A quick and easy blueberry cobbler made with blueberry muffin mix, fresh blueberries, and a simple syrup topping. Perfect for a delicious dessert that combines the flavors of blueberry muffins and cobbler in one warm, comforting dish.
2 cups fresh blueberries
1/4 cup granulated sugar
1 tablespoon lemon juice
1 teaspoon cornstarch
2 cups blueberry muffin mix
1/2 cup whole milk
1/3 cup unsalted butter, melted
1 large egg
1 teaspoon vanilla extract
1/4 cup packed light brown sugar
Preheat the oven to 350°F (175°C).
In a medium bowl, combine the fresh blueberries, granulated sugar, lemon juice, and cornstarch.

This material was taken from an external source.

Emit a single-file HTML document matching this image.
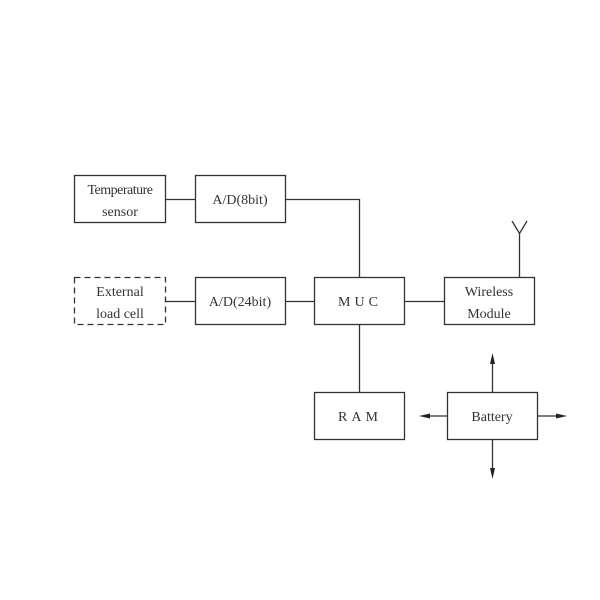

Stir gently to coat the blueberries evenly and set aside.
In a separate large bowl, whisk together the blueberry muffin mix, whole milk, melted unsalted butter, large egg, and vanilla extract until just combined.
Pour the blueberry mixture into a 9-inch square baking dish, spreading it out evenly.
Spoon the muffin batter evenly over the blueberry mixture, covering the berries as much as possible.
Sprinkle the packed light brown sugar evenly over the top of the batter.
Bake in the preheated oven for 35 to 40 minutes, or until the top is golden brown and a toothpick inserted into the batter comes out clean.
Remove from the oven and allow to cool slightly before serving.